There are all types of business failures that happen all the time, but there are specific ones that businesses leaders are especially vulnerable to, and they are important to acknowledge and avoid. Not taking care of your own mental health, failing to think about how you really treat the people around you, and letting your ego get in the way can all be destructive forces if they're not things that you consistently watch. Being a successful leader requires a healthy level of self-awareness.
Here are six common business mistakes that aren't always the easiest to talk about, but it's important to have them on your radar:
1. You let your ego get in the way of admitting failure.
Outside of losing a friend or loved one, my biggest fear is about failure, so this is something that I have personally struggled with a ton in the past. However, identifying a business failure early is like admitting that you are dating the wrong person and getting out of the relationship. If you don't, you could miss out on the opportunity for that perfect marriage ... or in this case, business venture.
2. You don't put the right pieces on your chessboard.
If I had started Influence & Co. without Kelsey Raymond, my co-founder, I would have failed miserably. She had certain skills that I didn't have and was able to fill gaps where I just couldn't perform at the time. As you grow, it's important to look not only at who you like, but what holes those people are filling. You need to strategically set yourself up for competitive advantage similar to how you would set up your chessboard.
3. You don't take care of key players.
We are currently in an employee's environment; there is a lot of opportunity out there, and there has been for a while. Honestly, though, even if that's not the environment you face, taking care of the people who bring value to you is still the right thing to do. I've seen amazing leaders become demotivated because of an owner who takes all the benefit or a boss who takes all the credit when others do the work. Truly get to know your people, understand what motivates them, and take care of them. If their expectations are out of the ballpark, then acknowledge that squarely and try to compromise and set things up for the long term.

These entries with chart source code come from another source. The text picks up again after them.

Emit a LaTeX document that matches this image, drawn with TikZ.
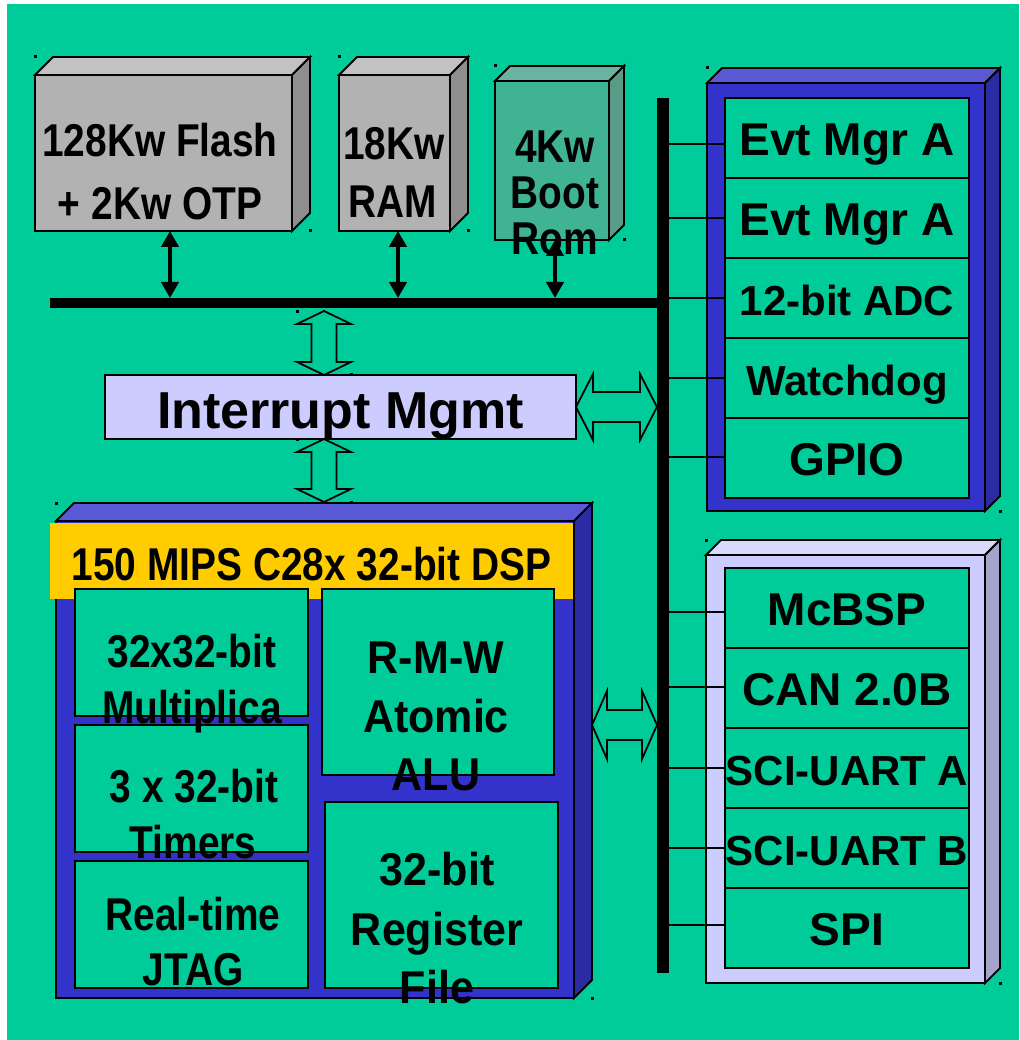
\documentclass[tikz,border=0pt]{standalone}
\usepackage{fontspec}
\newfontfamily\nfont[FakeStretch=0.845]{Liberation Sans}
\newfontfamily\mfont[FakeStretch=0.935]{Liberation Sans}
\newfontfamily\wfont{Liberation Sans}
\usetikzlibrary{calc,arrows.meta}
\definecolor{bg}{HTML}{00CC99}
\definecolor{grayF}{HTML}{B2B2B2}
\definecolor{grayT}{HTML}{C2C2C2}
\definecolor{grayS}{HTML}{8E8E8E}
\definecolor{bootF}{HTML}{40B393}
\definecolor{bootT}{HTML}{69B39F}
\definecolor{bootS}{HTML}{589C87}
\definecolor{blueF}{HTML}{3333CC}
\definecolor{blueT}{HTML}{5959D6}
\definecolor{blueS}{HTML}{2B2BA3}
\definecolor{lavF}{HTML}{CCCCFF}
\definecolor{lavT}{HTML}{D9D9FF}
\definecolor{lavS}{HTML}{A3A3CC}
\definecolor{gold}{HTML}{FFCC00}
% #1 name, #2 x1, #3 y1, #4 x2, #5 y2, #6 depth, #7 front, #8 top, #9 side
\newcommand{\cubebox}[9]{%
  \node[frontface, fill=#7, anchor=north west, minimum width={(#4-#2)*1pt}, minimum height={(#5-#3)*1pt}] (#1) at (#2,#3) {};
  \filldraw[edge, fill=#8] (#1.north west) -- ++(#6,-#6) -- ([shift={(#6,-#6)}]#1.north east) -- (#1.north east) -- cycle;
  \filldraw[edge, fill=#9] (#1.north east) -- ++(#6,-#6) -- ([shift={(#6,-#6)}]#1.south east) -- (#1.south east) -- cycle;
}
\newcommand{\mk}[2]{\fill (#1-1.5,#2-1.5) rectangle ++(3,3);}
% vertical block arrow: top tip, bottom tip
\newcommand{\varrow}[2]{%
  \path[blockarrow] let \p1=#1, \p2=#2 in
   (\x1,\y1) -- (\x1+27pt,\y1-13pt) -- (\x1+12.5pt,\y1-13pt) -- (\x1+12.5pt,\y2+13pt) -- (\x1+27pt,\y2+13pt)
   -- (\x1,\y2) -- (\x1-27pt,\y2+13pt) -- (\x1-12.5pt,\y2+13pt) -- (\x1-12.5pt,\y1-13pt) -- (\x1-27pt,\y1-13pt) -- cycle;}
% horizontal block arrow: left tip, right tip, half head, head length
\newcommand{\harrow}[4]{%
  \path[blockarrow] let \p1=#1, \p2=#2 in
   (\x1,\y1) -- (\x1+#4,\y1+#3) -- (\x1+#4,\y1+15pt) -- (\x2-#4,\y1+15pt) -- (\x2-#4,\y1+#3)
   -- (\x2,\y1) -- (\x2-#4,\y1-#3) -- (\x2-#4,\y1-15pt) -- (\x1+#4,\y1-15pt) -- (\x1+#4,\y1-#3) -- cycle;}
\begin{document}
\begin{tikzpicture}[x=1pt,y=-1pt,
  edge/.style={draw=black, line width=1.8pt},
  frontface/.style={edge, inner sep=0pt, outer sep=0pt},
  cell/.style={frontface, fill=bg, anchor=north west},
  row/.style={cell, minimum width=244pt, minimum height=80pt, text height=35pt, text depth=0pt},
  blockarrow/.style={draw=black, line width=1.8pt, fill=bg},
  thinarr/.style={line width=4.5pt, {Triangle[length=16pt,width=17pt]}-{Triangle[length=16pt,width=17pt]}},
  conn/.style={line width=2pt},
  bus/.style={fill=black, inner sep=0pt, outer sep=0pt},
  nar/.style={font=\nfont\bfseries\fontsize{46pt}{46pt}\selectfont, inner sep=0pt, anchor=base},
  mid/.style={font=\mfont\bfseries\fontsize{46pt}{46pt}\selectfont, inner sep=0pt, anchor=base},
  wbig/.style={font=\wfont\bfseries\fontsize{46pt}{46pt}\selectfont},
  wsmall/.style={font=\wfont\bfseries\fontsize{42pt}{42pt}\selectfont},
  whuge/.style={font=\wfont\bfseries\fontsize{52pt}{52pt}\selectfont}
]
\useasboundingbox (0,0) rectangle (1019,1040);
\fill[white] (0,0) rectangle (1019,1040);
\fill[bg] (7,4) rectangle (1019,1040);

% memories
\cubebox{flash}{35}{75}{292}{231}{18}{grayF}{grayT}{grayS}
\cubebox{ram}{339}{75}{450}{231}{18}{grayF}{grayT}{grayS}
\cubebox{boot}{495}{81}{609}{240}{15}{bootF}{bootT}{bootS}

% peripheral frames
\cubebox{pfa}{707}{83}{985}{511}{15}{blueF}{blueT}{blueS}
\cubebox{pfb}{706}{555}{985}{983}{15}{lavF}{lavT}{lavS}

% DSP
\node[frontface, fill=blueF, anchor=north west, minimum width=518pt, minimum height=477pt] (dsp) at (56,521) {};
\fill[gold] (50,522.9) rectangle (573.1,599);
\filldraw[edge, fill=blueT] (dsp.north west) -- ++(18,-18) -- ([shift={(18,-18)}]dsp.north east) -- (dsp.north east) -- cycle;
\filldraw[edge, fill=blueS] (dsp.north east) -- ++(18,-18) -- ([shift={(18,-18)}]dsp.south east) -- (dsp.south east) -- cycle;
\coordinate (dsptop) at ($(dsp.north west)+(18,-18)$);

\node[cell, minimum width=233pt, minimum height=127pt] (mult) at (75,589) {};
\node[cell, minimum width=233pt, minimum height=127pt] (tmr) at (75,725) {};
\node[cell, minimum width=233pt, minimum height=127pt] (jtag) at (75,861) {};
\node[cell, minimum width=232pt, minimum height=186pt] (rmw) at (322,589) {};
\node[cell, minimum width=233pt, minimum height=186pt] (reg) at (325,802) {};

% buses
\node[bus, anchor=north, minimum width=12pt, minimum height=875pt] (vbus) at (663,98) {};
\node[bus, anchor=west, minimum width=613pt, minimum height=10pt] (hbus) at (50,303) {};

% interrupt
\node[frontface, fill=lavF, anchor=north west, minimum width=471pt, minimum height=64pt,
      whuge, text height=43pt, text depth=0pt] (intr) at (105,375) {Interrupt Mgmt};

% peripheral rows
\foreach \t/\s [count=\i from 0] in {Evt Mgr A/wbig, Evt Mgr A/wbig, 12-bit ADC/wsmall, Watchdog/wsmall, GPIO/wbig}
  \node[row, \s] (pa\i) at (725,98+80*\i) {\t};
\foreach \t/\s [count=\i from 0] in {McBSP/wbig, CAN 2.0B/wbig, SCI-UART A/wsmall, SCI-UART B/wsmall, SPI/wbig}
  \node[row, \s] (pb\i) at (725,568+80*\i) {\t};

\foreach \n/\o in {pa0/6,pa1/0,pa2/0,pa3/0,pa4/-1,pb0/4,pb1/-1,pb2/0,pb3/0,pb4/-3} {
  \coordinate (c\n) at ($(\n.west)+(0,\o)$);
  \draw[conn] (vbus.east |- c\n) -- (c\n);
}

% thin arrows memory <-> bus
\coordinate (fax) at (170,0);
\coordinate (rax) at (398,0);
\coordinate (bax) at (555,0);
\draw[thinarr] (fax |- flash.south) -- (fax |- hbus.north);
\draw[thinarr] (rax |- ram.south) -- (rax |- hbus.north);
\draw[thinarr] (bax |- boot.south) -- (bax |- hbus.north);

% block arrows
\coordinate (vax) at (324,0);
\varrow{($(vax |- hbus.south)+(0,3)$)}{(vax |- intr.north)}
\varrow{(vax |- intr.south)}{($(vax |- dsptop)+(0,-1)$)}
\harrow{(intr.east)}{(vbus.west |- intr.east)}{33pt}{17pt}
\coordinate (hay) at (0,725);
\harrow{($(dsp.east |- hay)+(18,0)$)}{(vbus.west |- hay)}{34pt}{15pt}

% texts
\node[nar] (tf1) at (160,157) {128Kw Flash};
\node[nar] (tf2) at (160,220) {+ 2Kw OTP};
\node[nar] (tr1) at (394,160) {18Kw};
\node[nar] (tr2) at (393,218) {RAM};
\node[nar] (tb1) at (555,163) {4Kw};
\node[nar] (tb2) at (555,209) {Boot};
\node[nar] (tb3) at (555,255) {Rom};
\node[nar] (td) at (311.5,580) {150 MIPS C28x 32-bit DSP};
\node[nar] (tm1) at (192,667) {32x32-bit};
\node[nar] (tm2) at (192,723) {Multiplica};
\node[nar] (tt1) at (194,802) {3 x 32-bit};
\node[nar] (tt2) at (193,858) {Timers};
\node[nar] (tj1) at (193,930) {Real-time};
\node[nar] (tj2) at (193,985) {JTAG};
\node[mid] (ta1) at (436,673) {R-M-W};
\node[mid] (ta2) at (436,732) {Atomic};
\node[mid] (ta3) at (436,790) {ALU};
\node[mid] (tg1) at (437,885) {32-bit};
\node[mid] (tg2) at (437,945) {Register};
\node[mid] (tg3) at (437,1003) {File};

% selection marks
\mk{35}{57}\mk{310}{231}
\mk{339}{57}\mk{468}{231}
\mk{495}{66}\mk{624}{240}
\mk{707}{68}\mk{1000}{511}
\mk{706}{540}\mk{1000}{983}
\mk{56}{503}\mk{592}{998}
\mk{297}{311}\mk{351}{374}
\mk{297}{439}\mk{351}{502}
\end{tikzpicture}
\end{document}
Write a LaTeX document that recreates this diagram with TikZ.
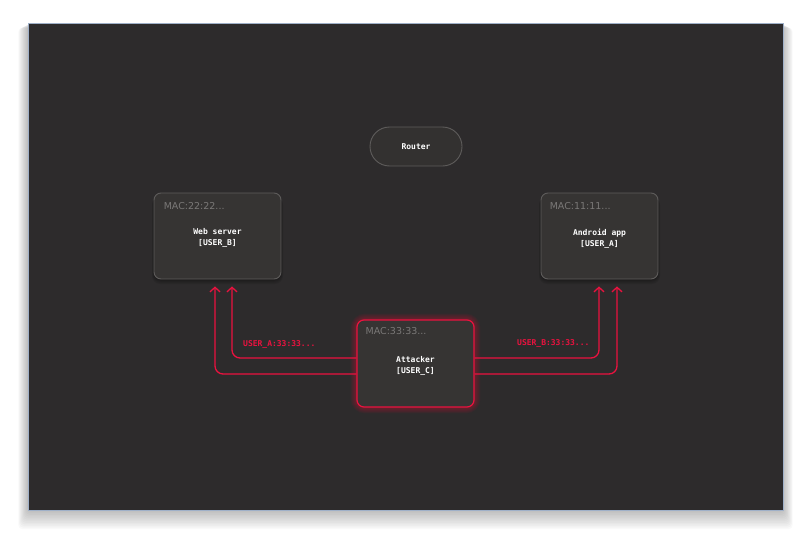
\documentclass[tikz,border=0pt]{standalone}
\usepackage{fontspec}
\setmonofont{DejaVu Sans Mono}
\setsansfont{DejaVu Sans}
\usetikzlibrary{arrows.meta,calc}

\definecolor{panelbg}{HTML}{2D2B2C}
\definecolor{panelrim}{HTML}{9FB0C8}
\definecolor{boxbg}{HTML}{363433}
\definecolor{boxrim}{HTML}{5E5C5B}
\definecolor{macgray}{HTML}{7A7877}
\definecolor{alertred}{HTML}{EA123F}

\tikzset{
  devbox/.style={draw=boxrim, fill=boxbg, line width=0.9pt, rounded corners=7pt,
    inner sep=0pt},
  evilbox/.style={devbox, draw=alertred, line width=1.2pt},
  devtext/.style={inner sep=0pt, text=white, align=center,
    font=\ttfamily\bfseries\fontsize{8}{11}\selectfont},
  maclabel/.style={anchor=west, inner sep=0pt, text=macgray,
    font=\sffamily\fontsize{9.5}{11}\selectfont},
  flow/.style={draw=alertred, line width=1.3pt, rounded corners=8pt,
    -{Straight Barb[length=4.5pt,width=10pt,line width=1.3pt]}},
  flowlabel/.style={anchor=west, inner sep=0pt, text=alertred,
    font=\ttfamily\bfseries\fontsize{8}{10}\selectfont}
}

\begin{document}
\begin{tikzpicture}[x=1pt,y=-1pt]
\useasboundingbox (0,0) rectangle (811,538);

% soft drop shadow under the dark panel
\foreach \i in {1,...,12}
  \fill[black, opacity=0.022, rounded corners=4pt]
    (28-\i*0.8, 23+\i*0.4) rectangle (783+\i*0.8, 510+\i*1.6);

% dark panel
\node[draw=panelrim, fill=panelbg, line width=0.8pt, inner sep=0pt,
      minimum width=755pt, minimum height=487pt, anchor=north west]
      (panel) at (28,23) {};

% shadows under the device boxes
\foreach \cx/\cy/\w/\h in {217.5/236/127/86, 599.5/236/117/86}
  \foreach \i in {1,...,5}
    \fill[black, opacity=0.07, rounded corners=8pt]
      (\cx-\w/2-\i*0.4, \cy-\h/2+\i*0.8) rectangle (\cx+\w/2+\i*0.4, \cy+\h/2+\i*1.0);

% red glow around the attacker
\foreach \i in {1,...,8}
  \draw[alertred, opacity=0.05, line width=\i*1.6pt, rounded corners=8pt]
    (415.5-58.5, 363.5-43.5) rectangle (415.5+58.5, 363.5+43.5);

% router
\node[devbox, devtext, rounded corners=19.5pt, minimum width=92pt, minimum height=39pt,
      fill=boxbg!95!black] (router) at (416,146.5) {Router};

% devices
\node[devbox, minimum width=127pt, minimum height=86pt] (web) at (217.5,236) {};
\node[devtext] (webtxt) at ($(web.center)+(0,2)$) {Web server\\{}[USER\_B]};
\node[maclabel] (webmac) at ($(web.north west)+(10,13)$) {MAC:22:22...};

\node[devbox, minimum width=117pt, minimum height=86pt] (android) at (599.5,236) {};
\node[devtext] (andtxt) at ($(android.center)+(0,3)$) {Android app\\{}[USER\_A]};
\node[maclabel] (andmac) at ($(android.north west)+(9,13)$) {MAC:11:11...};

\node[evilbox, minimum width=117pt, minimum height=87pt] (att) at (415.5,363.5) {};
\node[devtext] (atttxt) at ($(att.center)+(0,2.5)$) {Attacker\\{}[USER\_C]};
\node[maclabel] (attmac) at ($(att.north west)+(9,12)$) {MAC:33:33...};

% spoofed traffic towards the web server
\draw[flow] ($(att.west)+(0,10.5)$) -| ($(web.south)+(-2.5,7)$);
\draw[flow] ($(att.west)+(0,-5.5)$) -| ($(web.south)+(14.5,7)$);
\node[flowlabel] (lblA) at (243,344) {USER\_A:33:33...};

% spoofed traffic towards the android app
\draw[flow] ($(att.east)+(0,-5.5)$) -| ($(android.south)+(-0.5,7)$);
\draw[flow] ($(att.east)+(0,10.5)$) -| ($(android.south)+(17.5,7)$);
\node[flowlabel] (lblB) at (517,343) {USER\_B:33:33...};
\end{tikzpicture}
\end{document}
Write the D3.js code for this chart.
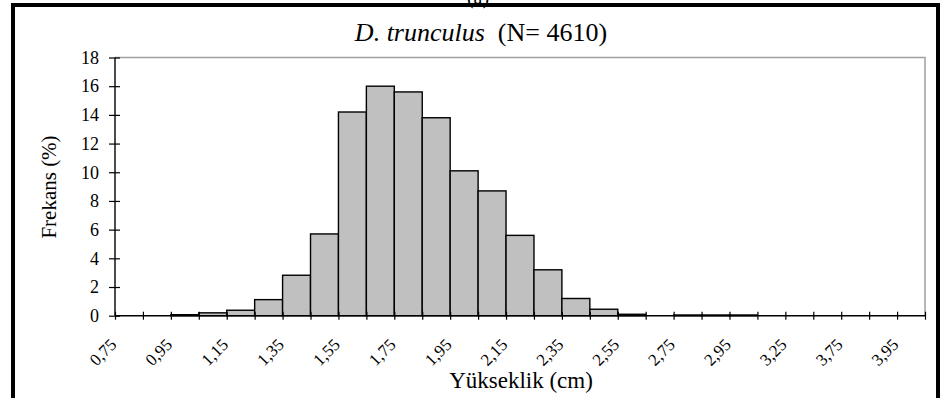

The alternative is losing or demotivating key players, which can be damaging to the company.
4. You growth hacked your business without putting in things to last.
I've seen a lot of companies not invest in their brand at all. They are just focused on quick wins based on some lead source that is extremely successful in the short term but ends up drying up. Because they haven't thought through how they need to evolve to thrive in the long term, they're left with slumping sales and a lack of the brand influence that would enable them to ramp up another product.
5. You sacrifice long-term relationships for short-term profits.
People make companies and help them survive over the long haul. However, it can be tempting to do a quick layoff or handle something a certain way to save short-term profits. By doing that, you lose on the chance to create some real loyalty with your people.
6. You value money over your own mental health.
The stress of growth can be taxing on your mental health. I constantly see business gurus screaming "Hustle!" and "Outwork everyone!" But without balance and an awareness of your own mental health, that attitude can take you and your company down a path that is self-destructive.